Trial by jury as a procedure is, or so we like to think, a cornerstone of our temple of Justice. The very concept of the jury pervades the national mind-set, covering even matters far removed from the legal system. “The jury’s still out,” we say about everything undecided or uncertain, from the quality of a new movie to the performance of a recently elected official.
Devoted to the jury we may be, but we also perceive the difficulties inherent in expecting rational, fair decisions from a random group of twelve strangers who come by compulsion to a bitter dispute, unprepared and lacking experience in evaluating evidence, let alone in applying legal principles. The woes of the jury hearing the evidence against (and for) O. J. Simpson are but the most recent, most widely publicized example.
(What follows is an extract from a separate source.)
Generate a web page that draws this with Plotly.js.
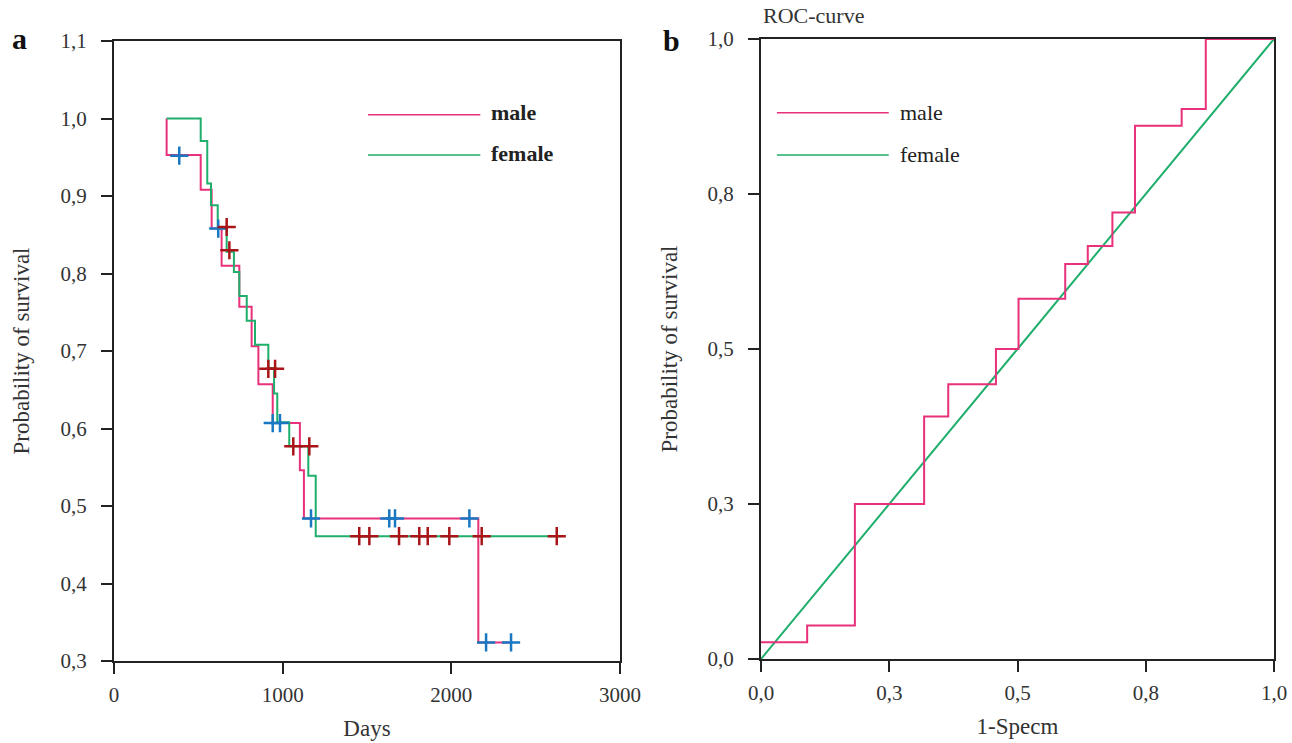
<!DOCTYPE html>
<html>
<head>
<meta charset="utf-8">
<script src="https://cdn.plot.ly/plotly-3.0.1.min.js"></script>
<style>html,body{margin:0;padding:0;background:#fff;}#chart{width:1292px;height:743px;}</style>
</head>
<body>
<div id="chart"></div>
<script>
// ---------- Panel a: Kaplan-Meier survival ----------
const maleDays = [312, 312, 514, 579, 638, 743, 816, 856, 941, 1102, 1126, 2160, 2358];
const maleSurv = [1.0, 0.953, 0.908, 0.858, 0.810, 0.757, 0.706, 0.657, 0.607, 0.546, 0.484, 0.324, 0.324];

const femaleDays = [312, 514, 553, 575, 615, 668, 711, 743, 787, 836, 915, 949, 968, 1039, 1152, 1196, 2650];
const femaleSurv = [1.0, 0.971, 0.916, 0.888, 0.858, 0.828, 0.802, 0.771, 0.739, 0.708, 0.678, 0.645, 0.608, 0.577, 0.539, 0.461, 0.461];

const maleCensDays = [387, 618, 941, 984, 1168, 1632, 1666, 2107, 2206, 2354];
const maleCensSurv = [0.952, 0.858, 0.607, 0.607, 0.484, 0.484, 0.484, 0.484, 0.324, 0.324];

const femaleCensDays = [668, 684, 915, 955, 1063, 1158, 1454, 1514, 1690, 1810, 1860, 1988, 2180, 2625];
const femaleCensSurv = [0.860, 0.830, 0.677, 0.677, 0.577, 0.577, 0.461, 0.461, 0.461, 0.461, 0.461, 0.461, 0.461, 0.461];

const daysTickVals = [0, 1000, 2000, 3000];
const daysTickText = ["0", "1000", "2000", "3000"];
const survTickVals = [0.3, 0.4, 0.5, 0.6, 0.7, 0.8, 0.9, 1.0, 1.1];
const survTickText = ["0,3", "0,4", "0,5", "0,6", "0,7", "0,8", "0,9", "1,0", "1,1"];

// ---------- Panel b: ROC curve ----------
const rocMaleX = [0, 0.090, 0.183, 0.318, 0.365, 0.458, 0.502, 0.593, 0.637, 0.685, 0.729, 0.820, 0.867, 1.0];
const rocMaleY = [0.027, 0.054, 0.25, 0.391, 0.443, 0.5, 0.581, 0.637, 0.666, 0.720, 0.860, 0.887, 1.0, 1.0];
const rocFemaleX = [0, 1];
const rocFemaleY = [0, 1];

const rocTickVals = [0, 0.25, 0.5, 0.75, 1.0];
const rocTickText = ["0,0", "0,3", "0,5", "0,8", "1,0"];

const seriesNames = ["male", "female"];

// ---------- Styling ----------
const MALE = '#e8317a';
const FEMALE = '#1fae6b';
const BLUE = '#1a78c2';
const DARKRED = '#a81418';
const AX = '#222222';
const FONT = 'Liberation Serif, DejaVu Serif, serif';

const traces = [
  {x: maleDays, y: maleSurv, type: 'scatter', mode: 'lines', line: {shape: 'hv', color: MALE, width: 2}, xaxis: 'x', yaxis: 'y', name: seriesNames[0], showlegend: false, hoverinfo: 'skip'},
  {x: femaleDays, y: femaleSurv, type: 'scatter', mode: 'lines', line: {shape: 'hv', color: FEMALE, width: 2}, xaxis: 'x', yaxis: 'y', name: seriesNames[1], showlegend: false, hoverinfo: 'skip'},
  {x: maleCensDays, y: maleCensSurv, type: 'scatter', mode: 'markers', marker: {symbol: 'cross-thin', size: 13, line: {color: BLUE, width: 2.5}}, xaxis: 'x', yaxis: 'y', showlegend: false, hoverinfo: 'skip'},
  {x: femaleCensDays, y: femaleCensSurv, type: 'scatter', mode: 'markers', marker: {symbol: 'cross-thin', size: 13, line: {color: DARKRED, width: 2.5}}, xaxis: 'x', yaxis: 'y', showlegend: false, hoverinfo: 'skip'},
  {x: rocFemaleX, y: rocFemaleY, type: 'scatter', mode: 'lines', line: {color: FEMALE, width: 2}, xaxis: 'x2', yaxis: 'y2', name: seriesNames[1], showlegend: false, hoverinfo: 'skip'},
  {x: rocMaleX, y: rocMaleY, type: 'scatter', mode: 'lines', line: {shape: 'hv', color: MALE, width: 2}, xaxis: 'x2', yaxis: 'y2', name: seriesNames[0], showlegend: false, hoverinfo: 'skip'}
];

// Plot area: margins l=114, r=18, t=39, b=82 -> 1160 x 622
const axisCommon = {
  showgrid: false, zeroline: false, showline: true, linecolor: AX, linewidth: 2,
  mirror: true, ticks: 'outside', ticklen: 11, tickwidth: 2, tickcolor: AX,
  tickfont: {family: FONT, size: 21, color: '#333'}, tickmode: 'array', fixedrange: true
};
const titleFont = {family: FONT, size: 23, color: '#333'};

const layout = {
  width: 1292, height: 743,
  margin: {l: 114, r: 18, t: 39, b: 82},
  paper_bgcolor: '#ffffff', plot_bgcolor: '#ffffff',
  font: {family: FONT, color: '#333'},
  showlegend: false,
  xaxis: Object.assign({}, axisCommon, {
    domain: [0, 0.43621], range: [0, 3000], tickvals: daysTickVals, ticktext: daysTickText,
    ticklabelstandoff: 3, anchor: 'y',
    title: {text: 'Days', font: titleFont, standoff: 14}
  }),
  yaxis: Object.assign({}, axisCommon, {
    domain: [0, 0.99678], range: [0.3, 1.1], tickvals: survTickVals, ticktext: survTickText,
    ticklabelstandoff: 10, anchor: 'x',
    title: {text: 'Probability of survival', font: titleFont, standoff: 24}
  }),
  xaxis2: Object.assign({}, axisCommon, {
    domain: [0.55776, 1.0], range: [0, 1], tickvals: rocTickVals, ticktext: rocTickText,
    ticklabelstandoff: 3, anchor: 'y2',
    title: {text: '1-Specm', font: titleFont, standoff: 14}
  }),
  yaxis2: Object.assign({}, axisCommon, {
    domain: [0.003215, 1.0], range: [0, 1], tickvals: rocTickVals, ticktext: rocTickText,
    ticklabelstandoff: 10, anchor: 'x2',
    title: {text: 'Probability of survival', font: titleFont, standoff: 24}
  }),
  shapes: [
    // legend samples panel a
    {type: 'line', xref: 'x domain', yref: 'y domain', x0: 0.502, x1: 0.724, y0: 0.881, y1: 0.881, line: {color: MALE, width: 1.5}},
    {type: 'line', xref: 'x domain', yref: 'y domain', x0: 0.502, x1: 0.724, y0: 0.816, y1: 0.816, line: {color: FEMALE, width: 1.5}},
    // legend samples panel b
    {type: 'line', xref: 'x2 domain', yref: 'y2 domain', x0: 0.031, x1: 0.249, y0: 0.881, y1: 0.881, line: {color: MALE, width: 1.5}},
    {type: 'line', xref: 'x2 domain', yref: 'y2 domain', x0: 0.031, x1: 0.249, y0: 0.813, y1: 0.813, line: {color: FEMALE, width: 1.5}}
  ],
  annotations: [
    {xref: 'x domain', yref: 'y domain', x: 0.742, y: 0.884, text: '<b>' + seriesNames[0] + '</b>', showarrow: false, xanchor: 'left', yanchor: 'middle', font: {family: FONT, size: 22, color: '#222'}},
    {xref: 'x domain', yref: 'y domain', x: 0.742, y: 0.819, text: '<b>' + seriesNames[1] + '</b>', showarrow: false, xanchor: 'left', yanchor: 'middle', font: {family: FONT, size: 22, color: '#222'}},
    {xref: 'x2 domain', yref: 'y2 domain', x: 0.268, y: 0.881, text: seriesNames[0], showarrow: false, xanchor: 'left', yanchor: 'middle', font: {family: FONT, size: 22, color: '#222'}},
    {xref: 'x2 domain', yref: 'y2 domain', x: 0.268, y: 0.813, text: seriesNames[1], showarrow: false, xanchor: 'left', yanchor: 'middle', font: {family: FONT, size: 22, color: '#222'}},
    {xref: 'paper', yref: 'paper', x: -0.0895, y: 1.0016, text: '<b>a</b>', showarrow: false, xanchor: 'left', yanchor: 'middle', font: {family: FONT, size: 30, color: '#111'}},
    {xref: 'paper', yref: 'paper', x: 0.4715, y: 0.9968, text: '<b>b</b>', showarrow: false, xanchor: 'left', yanchor: 'middle', font: {family: FONT, size: 30, color: '#111'}},
    {xref: 'x2 domain', yref: 'paper', x: 0.0, y: 1.0370, text: 'ROC-curve', showarrow: false, xanchor: 'left', yanchor: 'middle', font: {family: FONT, size: 22, color: '#333'}}
  ]
};

Plotly.newPlot('chart', traces, layout, {staticPlot: true, displayModeBar: false});
</script>
</body>
</html>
England, the jury’s birthplace, has largely abandoned the institution, except in criminal matters and libel suits. Even the Gilbert & Sullivan one-act gem Trial by Jury hardly ever appears, now that the D’Oyly Carte opera company has vanished. The abolitionist pressure is mounting equally on this side of the Atlantic. Besides the apparent foolishness inherent in asking the ignorant to use the incomprehensible to decide the unknowable, recognition seems to be growing that jury justice is delayed, inefficient, and tinged with unfairness.
Jury trials last twice as long as evidentiary hearings before a judge. Moreover, because judges have to give written reasons for their decisions, irrational conclusions are less likely to come from bench “findings” than from a jury’s terse, anonymous verdict.
In the old days—the really old days of 1300 or so—jurors’ duties encompassed giving evidence themselves as much as hearing the testimony of others. At the dawn of the common-law court system, jurors took their places as residents of the neighborhood where the pertinent events had occurred, who were assumed to possess special knowledge of the facts and, more important, of every witness’s credibility.
Now, seven centuries on, that old model has vanished, leaving a successor so transformed that it bears only occasional marks of its distant origin, giving even those who best know it and most respect it an uncomfortable feeling about its defects. Listen to what a great advocate, Moorfield Storey, told Yale Law School students. He was speaking in 1911, but eighty-four years have not changed the issue: “Today, actions to recover damages for personal injuries choke the courts. They have increased, and are increasing, at a rate entirely out of proportion to the increase of population. … This litigation, from every point of view, is wasteful and injurious to the community. … Leading lawyers … agreed that they had never known a case where the damages had really done anything but harm.”
Moorfield Storey was what we would today call an establishment lawyer (he was president of the American Bar Association in 1896). Experienced and adroit, a participant in founding the NAACP and the Anti-Imperialist League (which sought to counter the expansionist, big-stick tendencies of turn-of-the-century America), Storey was anything but reactionary. He perceived nonetheless the inescapable difficulties that trial by jury presented. Jurors, he noted, “are required, after a long trial and moving appeals to their passions and prejudices, upon evidence which must be remembered imperfectly, and under [the judge’s] instructions on complicated questions of law at best imperfectly understood, to decide whether on the whole the plaintiff or the defendant should prevail. The real issues are obscured or forgotten, and a jury must often agree upon a verdict without really considering the vital questions upon which the rights of the parties depend.”